Jessy S. Deshane
University of Alabama at Birmingham, USA
Jessy S Deshane is currently an Associate Professor of Medicine at University of Alabama at Birmingham. Her work is focused on immune regulation by myeloid-derived regulatory cells (MDRCs) in chronic inflammatory lung diseases. Her team has recently identified and characterized free radical producing myeloid-lineage cells as master regulators of allergic airway inflammation. She is currently investigating the novel hypothesis that MDRCs can produce neo-antigens that trigger dysregulated immune responses in asthma.
Introduction & Aim: Myeloid derived suppressor cells (MDSCs) are major contributors of immunosuppression by inducing oxidative stress and by modulating amino acid metabolism. Indoleamine 2,3-dioxygenase (IDO) is a key regulator of tryptophan (Trp) metabolism. Poor prognosis in lung cancer patients is associated with elevated IDO expression and activity. We have previously shown that a combination strategy of gemcitabine and a superoxide dismutase mimetic promoted anti-tumor immunity by enhancing metabolism of CD8+ memory T cells and prolonging survival in mice with lung cancer. In this study, we aim to elucidate how modulation of IDO pathway alters metabolic signaling in the tumor microenvironment (TME) and influence mitochondrial dynamics to promote long term immunity against lung cancer.
Methods: Lewis lung carcinoma cells were injected by intracardiac route into wild type (WT) and IDO-/- mice. We assessed tumor burden, infiltration of MDSCs and CD8+ T cells by flow cytometry. Protein analyses of metabolic signaling pathways were performed on whole tissue and sorted cell lysates. Peripheral blood samples from Stage III–IV lung cancer patients and healthy normal relatives were used to measure serum IDO activity and percent circulating MDSCs.

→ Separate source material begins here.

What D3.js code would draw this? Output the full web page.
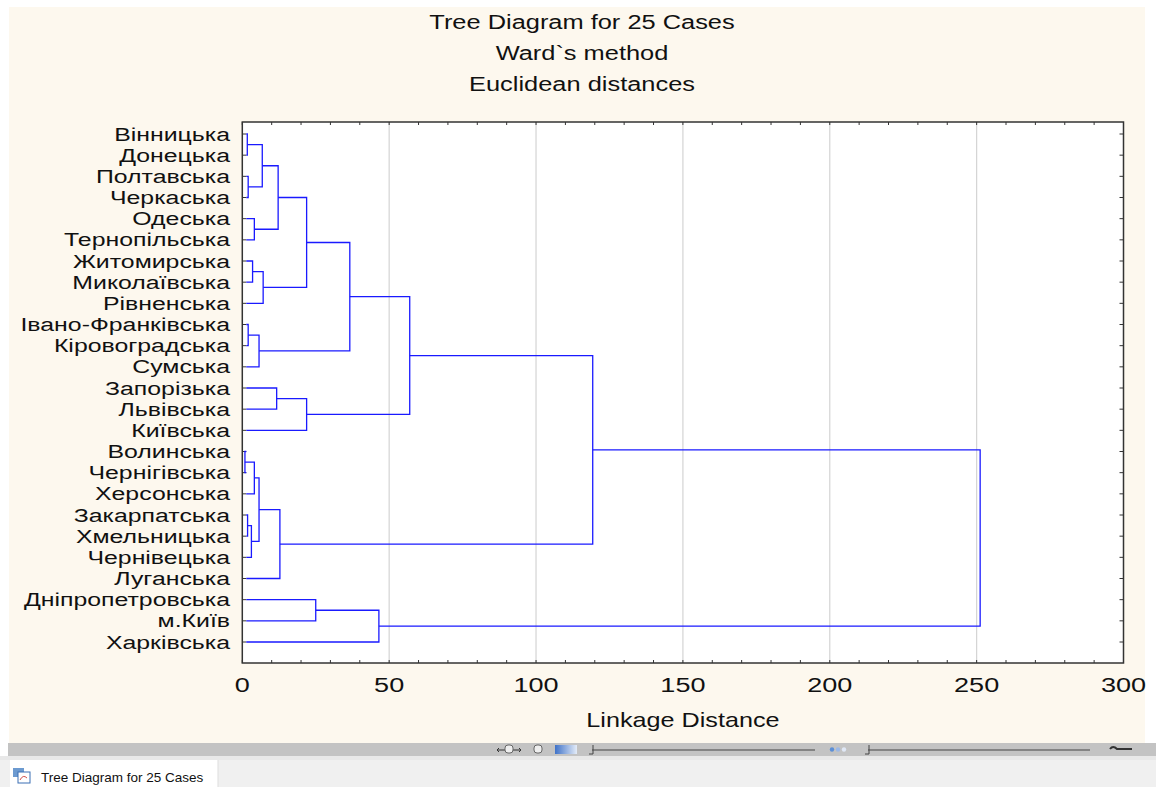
<!DOCTYPE html>
<html><head><meta charset="utf-8">
<script src="https://cdn.jsdelivr.net/npm/d3@7"></script>
<style>
html,body{margin:0;padding:0;background:#fff;}
svg{display:block;font-family:"Liberation Sans",Arial,sans-serif;}
</style></head>
<body>
<svg id="c" width="1156" height="787"></svg>
<script>
const leaves = ["Вінницька","Донецька","Полтавська","Черкаська","Одеська","Тернопільська","Житомирська","Миколаївська","Рівненська","Івано-Франківська","Кіровоградська","Сумська","Запорізька","Львівська","Київська","Волинська","Чернігівська","Херсонська","Закарпатська","Хмельницька","Чернівецька","Луганська","Дніпропетровська","м.Київ","Харківська"];
// merges: [child A, child B, linkage distance]; ids 0..24 are leaves, 25.. are merges in order
const merges = [
 [15,16,0.9],[0,1,1.7],[18,19,1.8],[2,3,2.0],[9,10,2.0],[27,20,3.1],[6,7,3.5],[4,5,4.1],
 [25,17,4.1],[29,11,5.7],[33,30,5.7],[26,28,6.8],[31,8,7.1],[12,13,11.7],[36,32,12.2],
 [35,21,12.8],[39,37,21.9],[38,14,21.9],[22,23,25.0],[41,34,36.6],[43,24,46.5],
 [44,42,57.0],[46,40,119.3],[47,45,251.2]
];
const xTicks = [0,50,100,150,200,250,300];
const titles = ["Tree Diagram for 25 Cases","Ward`s method","Euclidean distances"];
const xTitle = "Linkage Distance";
const tabTitle = "Tree Diagram for 25 Cases";

const svg = d3.select("#c");
const L=242.3, R=1123.5, T=122, B=663;

svg.append("rect").attr("x",9).attr("y",7).attr("width",1136).attr("height",736).attr("fill","#fdf8ee");
svg.append("rect").attr("x",L).attr("y",T).attr("width",R-L).attr("height",B-T).attr("fill","#fff");

const x = d3.scaleLinear().domain([0,300]).range([L,R]);
const y = d3.scalePoint().domain(d3.range(leaves.length)).range([134,642]);

function stext(g, tx, ty, s, anchor, size, sx){
  return g.append("text").attr("transform",`translate(${tx},${ty}) scale(${sx},1)`)
   .attr("text-anchor",anchor).attr("font-size",size).attr("fill","#111").text(s);
}

// grid
svg.append("g").selectAll("line").data(xTicks.slice(1,-1)).join("line")
  .attr("x1",d=>x(d)).attr("x2",d=>x(d)).attr("y1",T).attr("y2",B)
  .attr("stroke","#d4d4d4").attr("stroke-width",1.2);

// minor ticks top/bottom
const minor = d3.range(0,301,10);
svg.append("g").selectAll("line").data(minor).join("line")
  .attr("x1",d=>x(d)).attr("x2",d=>x(d)).attr("y1",B).attr("y2",B-3).attr("stroke","#333");
svg.append("g").selectAll("line").data(minor).join("line")
  .attr("x1",d=>x(d)).attr("x2",d=>x(d)).attr("y1",T).attr("y2",T+3).attr("stroke","#333");
// leaf ticks left/right
svg.append("g").selectAll("line").data(d3.range(leaves.length)).join("line")
  .attr("x1",L).attr("x2",L+4).attr("y1",d=>y(d)).attr("y2",d=>y(d)).attr("stroke","#333");
svg.append("g").selectAll("line").data(d3.range(leaves.length)).join("line")
  .attr("x1",R).attr("x2",R-4).attr("y1",d=>y(d)).attr("y2",d=>y(d)).attr("stroke","#333");

// dendrogram
const nodes = leaves.map((n,i)=>({y:y(i),h:0}));
merges.forEach(m=>nodes.push({y:(nodes[m[0]].y+nodes[m[1]].y)/2,h:m[2]}));
const dg = svg.append("g").attr("stroke","#1a1aff").attr("stroke-width",1.3).attr("fill","none");
merges.forEach((m,i)=>{
  const a=nodes[m[0]], b=nodes[m[1]], hx=x(m[2]);
  const p=d3.path();
  p.moveTo(x(a.h)+(a.h===0?4:0),a.y); p.lineTo(hx,a.y); p.lineTo(hx,b.y); p.lineTo(x(b.h)+(b.h===0?4:0),b.y);
  dg.append("path").attr("d",p.toString());
});

// frame
svg.append("rect").attr("x",L).attr("y",T).attr("width",R-L).attr("height",B-T)
  .attr("fill","none").attr("stroke","#333").attr("stroke-width",1.5);

// labels
const lg = svg.append("g");
leaves.forEach((n,i)=>stext(lg,230,y(i)+6.5,n,"end",18,1.38));
xTicks.forEach(t=>stext(lg,x(t),692,String(t),"middle",20.5,1.32));
stext(lg,(L+R)/2,727,xTitle,"middle",20,1.26);
titles.forEach((t,i)=>stext(lg,582,29+i*31,t,"middle",20,1.27));

// bottom toolbar & tab bar
svg.append("rect").attr("x",8).attr("y",743).attr("width",1148).attr("height",13).attr("fill","#c3c3c3");
svg.append("rect").attr("x",0).attr("y",756).attr("width",1156).attr("height",4).attr("fill","#e8e8e8");
svg.append("rect").attr("x",0).attr("y",760).attr("width",1156).attr("height",27).attr("fill","#f0f0f0");
svg.append("rect").attr("x",10).attr("y",760).attr("width",208).attr("height",27).attr("fill","#fff");
svg.append("line").attr("x1",218).attr("x2",218).attr("y1",760).attr("y2",787).attr("stroke","#ddd");
// toolbar glyphs
const grad = svg.append("defs").append("linearGradient").attr("id","gb");
grad.append("stop").attr("offset","0").attr("stop-color","#3f72c8");
grad.append("stop").attr("offset","1").attr("stop-color","#e4ecf8");
svg.append("rect").attr("x",555).attr("y",745).attr("width",22).attr("height",9).attr("fill","url(#gb)");
[[592,815],[868,1090]].forEach(s=>{
  svg.append("line").attr("x1",s[0]).attr("x2",s[1]).attr("y1",750).attr("y2",750).attr("stroke","#444").attr("stroke-width",1.2);
  svg.append("path").attr("d",`M${s[0]+1},745V754H${s[0]-3}`).attr("fill","none").attr("stroke","#444");
});
[[802,"#5c8fd6"],[808,"#9bb8e6"],[814,"#e0e8f6"]].forEach(d=>svg.append("circle").attr("cx",d[0]+30).attr("cy",749.5).attr("r",2.2).attr("fill",d[1]));
svg.append("path").attr("d","M497,750h24M499,748l-2,2l2,2M519,748l2,2l-2,2").attr("stroke","#333").attr("fill","none");
svg.append("rect").attr("x",505).attr("y",745).attr("width",8).attr("height",8).attr("rx",3).attr("fill","#eee").attr("stroke","#666");
svg.append("rect").attr("x",534).attr("y",745).attr("width",8).attr("height",8).attr("rx",3).attr("fill","#eee").attr("stroke","#666");
svg.append("path").attr("d","M1110,749q3,-4 7,0h15").attr("stroke","#333").attr("stroke-width",2).attr("fill","none");
// tab icon
svg.append("rect").attr("x",13).attr("y",768).attr("width",11).attr("height",9).attr("fill","#6c9ad0");
svg.append("rect").attr("x",18).attr("y",772).attr("width",12).attr("height",11).attr("fill","#fff").attr("stroke","#3b6fb4");
svg.append("path").attr("d","M20,780q3,-6 7,-2").attr("stroke","#d0504a").attr("fill","none");
svg.append("text").attr("x",41).attr("y",782).attr("font-size",13.5).attr("fill","#111").text(tabTitle);
</script>
</body></html>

Results: Circulating human MDSCs and serum IDO activity correlated with lung cancer. In a preclinical lung cancer mouse model, MDSCs were the significant contributors of IDO in the TME. Combination therapy targeted IDO signaling, specifically in MDSCs, tumor cells, and CD8+ T cells infiltrating the TME. Deficiency of IDO caused significant reduction in tumor burden, tumor-infiltrating MDSCs, GM-CSF, MDSC survival and infiltration of programmed death receptor-1 (PD-1)-expressing CD8+ T cells compared to controls. IDO-/- MDSCs downregulated nutrient-sensing AMP-activated protein kinase (AMPK) activity, but IDO-/- CD8+ T cells showed AMPK activation associated with enhanced effector function. Additionally, our studies showed that IDO pathway directly modulated mitochondrial dynamics to enhance memory T cell response.

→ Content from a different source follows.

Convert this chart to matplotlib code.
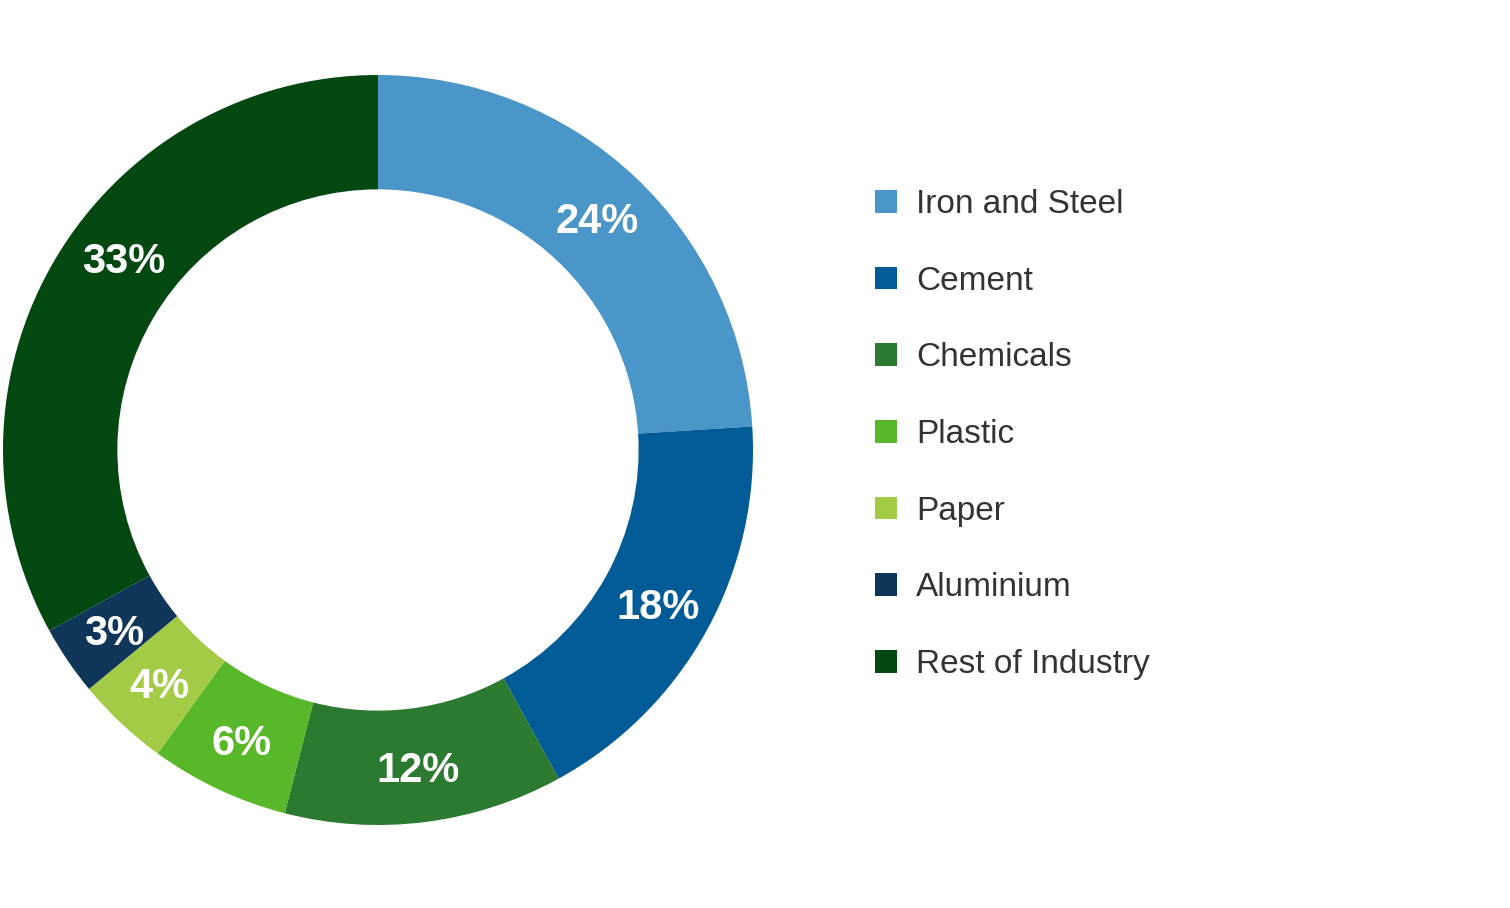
import numpy as np
import matplotlib.pyplot as plt
from matplotlib.patches import Patch

plt.rcParams['font.family'] = ['Liberation Sans', 'DejaVu Sans']

# Data
sectors = ["Iron and Steel", "Cement", "Chemicals", "Plastic", "Paper",
           "Aluminium", "Rest of Industry"]
shares = [24, 18, 12, 6, 4, 3, 33]
colors = ["#4A96C8", "#005B97", "#2B7A2F", "#58B82A", "#A4CB45",
          "#0F3659", "#034711"]
# small manual nudges of the label angle (degrees)
label_nudge = [0, 0, 0, 0, 0, 0, -6.5]

W, H = 1510, 908
fig = plt.figure(figsize=(W / 100, H / 100), dpi=100)

# donut axes: center (378, 450) px from top, radius 375 px
cx, cy, r = 378, 450, 375
ax = fig.add_axes([(cx - r) / W, (H - cy - r) / H, 2 * r / W, 2 * r / H])

wedges, _ = ax.pie(shares, colors=colors, startangle=90, counterclock=False,
                   radius=1.0, wedgeprops=dict(width=0.305, linewidth=0))
ax.set_xlim(-1, 1)
ax.set_ylim(-1, 1)
ax.axis("off")

# percentage labels in the middle of the ring
for w, v, dn in zip(wedges, shares, label_nudge):
    ang = np.radians((w.theta1 + w.theta2) / 2 + dn)
    rr = 0.852
    ax.text(rr * np.cos(ang), rr * np.sin(ang), f"{v}%", ha="center",
            va="center_baseline", color="white", fontsize=30,
            fontweight="bold")

# legend
handles = [Patch(facecolor=c, edgecolor="none") for c in colors]
leg = fig.legend(handles, sectors, loc="upper left",
                 bbox_to_anchor=(875 / W, 1 - 189 / H), frameon=False,
                 fontsize=24, handlelength=0.66, handleheight=0.66,
                 handletextpad=0.57, labelspacing=1.37, borderpad=0,
                 borderaxespad=0)
for t in leg.get_texts():
    t.set_color("#333333")

fig.savefig("out.png", dpi=100)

Conclusions: Our study revealed a novel role of IDO in regulation of AMPK activation, distinct from Trp sufficiency and deficiency signaling. These data also provide mechanistic evidence that a combination treatment of gemcitabine and a SOD mimetic can metabolically reprogram the cellular components of the TME including suppressor cells, effector T cells, and tumor cells.